Para Mazza, a crença é a aceitação de algo como verdade, ou pensar que algo pode ser verdade. Ela pode ser explícita (“pode ser verdade”) ou implícita (“se tem certeza de que é verdade”). Já a fé é racional, mas não é lógica. O lógico segue regras, o racional não. Não ter religião (mas ter espiritualidade) é não ter fé histórica (a crença instituída, de grupo), mas ter fé moral (a espiritualidade como algo individual).
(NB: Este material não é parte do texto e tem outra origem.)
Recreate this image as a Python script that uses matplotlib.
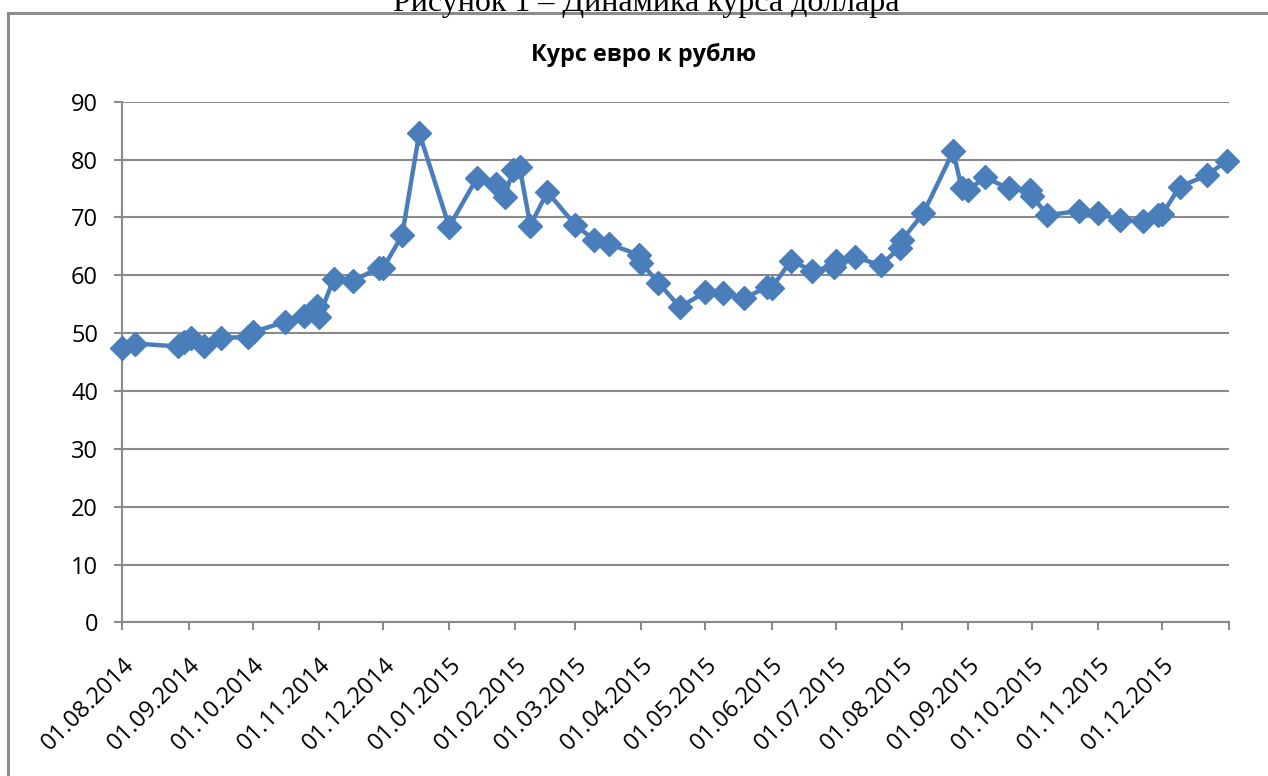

A fé histórica é o rito, a fé moral é a certeza, “a fé pelo que ela é”, nas palavras textuais de Mazza.
Depois deste discurso, e de definir o self como uma integração entre cérebro, mente e alma (que ele talvez entenda como um mero processo cerebral!), desqualificou a chamada “foto kirlian” (bioeletrografia), dizendo que “a relação sinal/ruído é muito ruim, e se deve ter cuidado ao pesquisar com aparelhos assim”.
Mazza encerrou sua apresentação com a afirmação da criadora da Neurofilosofia, Patricia Churchland:

“Tudo que nós vivenciamos, nós vivenciamos por meio de nossos cérebros.”